And yet, popular perceptions are that the Twin Cities' newspaper of record has acted as a cheerleader for the stadium proposal. Indeed, the Star Tribune's editorial page has gone so far as to castigate individual politicians and writers for scrutinizing the project too closely, while its sports columnists have shrilly upbraided the public for its failure to see why subsidizing major league sports is the finest kind of capitalism.
The day after the Twins first asked taxpayers to subsidize a new outdoor baseball stadium to the tune of some $250 million, Star Tribune sports columnist Patrick Reusse--usually the paper's resident curmudgeon--cheered the state's negotiators for driving such a good bargain for the public. The next day, his colleague Sid Hartman one-upped him.
"Never has the owner of a football or baseball team offered a package such as the $158 million gift and 49 percent interest in the team that Twins owner Carl Pohlad has offered the state as his contribution toward the building of a $354 million baseball stadium," Hartman enthused, before delivering a threat that not even the Twins had put quite so bluntly. "The Minnesota politicians who make the decisions will have to decide if they want major league baseball. My prediction is that the Twins will be in Charlotte, N.C., by the year 2000 if a new stadium is not built." Even after learning that the "gift" was actually a loan, with the public's repayment to Pohlad guaranteed, the Strib's columnists continued to laud the deal, exhorting fans to get involved in selling it to politicians.
A number of possible reasons why the Strib's coverage has seemed more fawning than hard-edged have been bandied about by local media watchers. Corporate conflict of interest--land owned by the Strib's parent company could end up as a stadium site--may have come into play. Or it could be journalism's long tradition of rooting for the home team--which, after all, sells papers. It could also be mainstream journalism's tendency to let public officials set its agenda, leaving the opposition out of the process. Likewise, it can't be a secret in the newsroom that Publisher Joel Kramer favors helping the Twins get their field of dreams.
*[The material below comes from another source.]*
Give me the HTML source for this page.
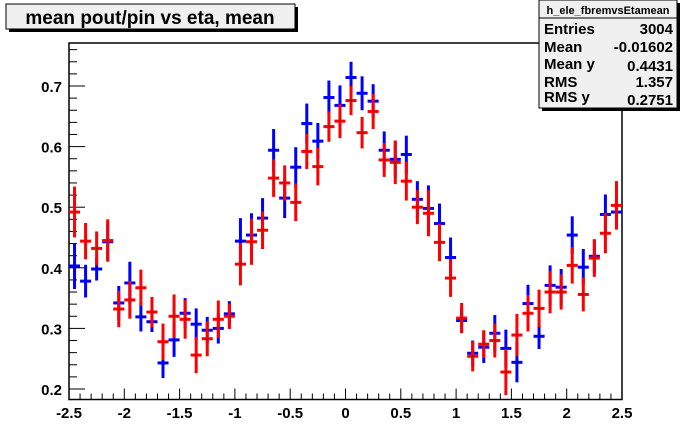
<!DOCTYPE html>
<html><head><meta charset="utf-8"><style>
html,body{margin:0;padding:0;background:#fff;}
svg{display:block;font-family:"Liberation Sans",Arial,sans-serif;}
</style></head><body>
<svg id="chart" width="692" height="444" viewBox="0 0 692 444">
<g id="frame-g"></g>
<g id="marks"></g>
<g>
<rect x="9" y="7" width="289" height="25" fill="#000"/>
<rect x="6" y="4" width="289" height="25" fill="#f0f0f0" stroke="#000" stroke-width="1"/>
<text x="150" y="24" text-anchor="middle" font-size="19" font-weight="bold">mean pout/pin vs eta, mean</text>
</g>
<g>
<rect x="542" y="3" width="138" height="108" fill="#000"/>
<rect x="539" y="0" width="138" height="108" fill="#f0f0f0" stroke="#000" stroke-width="1"/>
<line x1="539" y1="18" x2="677" y2="18" stroke="#000"/>
<text x="608" y="14" text-anchor="middle" font-size="11" font-weight="bold">h_ele_fbremvsEtamean</text>
<g font-size="15" font-weight="bold">
<text x="544" y="34">Entries</text><text x="673" y="34" text-anchor="end">3004</text>
<text x="544" y="52">Mean</text><text x="673" y="52" text-anchor="end">-0.01602</text>
<text x="544" y="69">Mean y</text><text x="673" y="71" text-anchor="end">0.4431</text>
<text x="544" y="87">RMS</text><text x="673" y="87" text-anchor="end">1.357</text>
<text x="544" y="102">RMS y</text><text x="673" y="105" text-anchor="end">0.2751</text>
</g>
</g>
</svg>
<script>
const xTickLabels = ["-2.5","-2","-1.5","-1","-0.5","0","0.5","1","1.5","2","2.5"];
const yTickLabels = ["0.2","0.3","0.4","0.5","0.6","0.7"];
const blueVals = [0.403,0.378,0.398,0.443,0.342,0.375,0.319,0.311,0.243,0.281,0.325,0.307,0.297,0.300,0.324,0.444,0.454,0.482,0.594,0.515,0.566,0.638,0.609,0.681,0.668,0.714,0.688,0.675,0.594,0.579,0.587,0.513,0.498,0.473,0.417,0.313,0.259,0.269,0.292,0.267,0.244,0.341,0.287,0.371,0.368,0.454,0.401,0.419,0.488,0.492];
const blueErrs = [0.038,0.027,0.019,0.030,0.028,0.035,0.024,0.017,0.025,0.028,0.025,0.026,0.022,0.025,0.021,0.038,0.036,0.033,0.035,0.033,0.033,0.033,0.030,0.028,0.033,0.026,0.028,0.028,0.031,0.030,0.031,0.030,0.038,0.033,0.033,0.020,0.021,0.026,0.030,0.031,0.033,0.031,0.021,0.033,0.030,0.031,0.030,0.028,0.033,0.026];
const redVals = [0.492,0.444,0.432,0.445,0.332,0.347,0.367,0.327,0.278,0.320,0.315,0.256,0.283,0.315,0.320,0.406,0.443,0.462,0.548,0.540,0.508,0.592,0.567,0.633,0.642,0.676,0.623,0.658,0.578,0.574,0.543,0.500,0.490,0.442,0.383,0.317,0.254,0.274,0.280,0.228,0.289,0.325,0.333,0.360,0.360,0.404,0.356,0.416,0.457,0.503];
const redErrs = [0.042,0.030,0.028,0.035,0.030,0.031,0.030,0.025,0.030,0.036,0.032,0.030,0.029,0.031,0.021,0.035,0.038,0.031,0.031,0.029,0.031,0.029,0.031,0.025,0.028,0.024,0.026,0.029,0.028,0.036,0.032,0.028,0.038,0.031,0.031,0.025,0.025,0.023,0.028,0.038,0.035,0.030,0.031,0.035,0.029,0.030,0.028,0.031,0.033,0.040];
const NS="http://www.w3.org/2000/svg";
const X0=69,X1=622,Y0=43,Y1=399.5;
function xs(v){return X0+(v+2.5)/5*(X1-X0);}
function ys(v){return 389-(v-0.2)*606;}
function mk(parent,tag,attrs){const e=document.createElementNS(NS,tag);for(const k in attrs)e.setAttribute(k,attrs[k]);parent.appendChild(e);return e;}
const fg=document.getElementById('frame-g');
const fr=mk(fg,'rect',{x:X0,y:Y0,width:X1-X0,height:Y1-Y0,fill:'none',stroke:'#000','stroke-width':1.5});


// x ticks
for(let i=0;i<=50;i++){const v=-2.5+i*0.1;const x=xs(v);const major=i%5===0;
 const t=mk(fg,'line',{x1:x,y1:Y1,x2:x,y2:Y1-(major?11:6),stroke:'#000','stroke-width':1});
 
 }
xTickLabels.forEach((l,i)=>{const t=mk(fg,'text',{x:xs(parseFloat(l)),y:418,'text-anchor':'middle','font-size':15,'font-weight':'bold'});t.textContent=l;
 
 });
// y ticks
for(let i=0;;i++){const v=0.18+i*0.02;const y=ys(v);if(y<Y0)break;if(y>Y1)continue;const major=Math.abs(((v*100)%10))<0.01||Math.abs(((v*100)%10)-10)<0.01;
 const t=mk(fg,'line',{x1:X0,y1:y,x2:X0+(major?16:8),y2:y,stroke:'#000','stroke-width':1});
 
 }
yTickLabels.forEach(l=>{const t=mk(fg,'text',{x:62,y:ys(parseFloat(l))+6,'text-anchor':'end','font-size':15,'font-weight':'bold'});t.textContent=l;
 
 });
const mg=document.getElementById('marks');
function series(vals,errs,color,name){
 const g=mk(mg,'g',{});
 
 
 vals.forEach((v,i)=>{const cx=xs(-2.45+i*0.1);const w=(X1-X0)/50;
  const p=mk(g,'g',{});
  
  
  mk(p,'line',{x1:cx,y1:ys(v-errs[i]),x2:cx,y2:ys(v+errs[i]),stroke:color,'stroke-width':3});
  mk(p,'line',{x1:cx-w/2,y1:ys(v),x2:cx+w/2,y2:ys(v),stroke:color,'stroke-width':3});
  mk(p,'rect',{x:cx-0.5,y:ys(v)-0.5,width:1,height:1,fill:'#000'});
 });
}
series(blueVals,blueErrs,'#0000ff','blue-series');
series(redVals,redErrs,'#ff0000','red-series');
</script>
</body></html>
But media critics and other observers have noted an even more fundamental problem with the Strib's coverage of the stadium debate. The Newspaper of the Twin Cities appears to have fully accepted team owner Carl Pohlad's definition of "the problem": that in the days of free agency, team owners can't afford top-notch players without the extra income generated by the skyboxes and food courts of a taxpayer-financed stadium. Without the players, the logic goes, the team can't win; if they can't win, they can't turn a profit; if they can't turn a profit they will have to leave town, knocking the Twin Cities from among the ranks of "major league cities." Thus, Minnesota taxpayers should step up to the plate and help the state's fourth-richest citizen have his ballpark frank and eat it, too.
While there have been plenty of celebratory columns and editorials in the Star Tribune since the stadium flap began, no twist in the saga of the retractable roof does as much to illustrate the paper's performance as the days surrounding the Pioneer Press's biggest scoop on the beat.
When the Twins unveiled the proposal they'd been hammering out behind closed doors for months, negotiators bragged that it was one of the most generous agreements yet struck between a pro sports franchise and a local government. In addition to contributing $82.5 million of the $350 million cost, Pohlad was giving the people of Minnesota a 49 percent stake in the team. But two days later, the Pi Press revealed that Pohlad's "contribution" was not a gift, but a loan. Worse, the 49 percent stake in the team Pohlad would give the state would leave taxpayers liable for stanching the Twins' losses--past and future--if the new stadium didn't make the team profitable. What the Pi Press story boiled down to was that the Twins lied, and the governor's negotiators let them.
Normally, in a two-newspaper town, when one paper scoops the other on such a visible issue, the loser immediately starts trying to uncover something new on the story for the following day's paper. The second-day follow-up allows the scooped paper to both set the record straight and claim some headway of its own. But in the days after the Pioneer Press deflated the stadium celebration, there was silence on the part of the Newspaper of the Twin Cities. Thirteen days later, Terry Fiedler, a writer from the business desk, finally penned an article that described the emerging details as the Twins deal "morphing" from the original proposal.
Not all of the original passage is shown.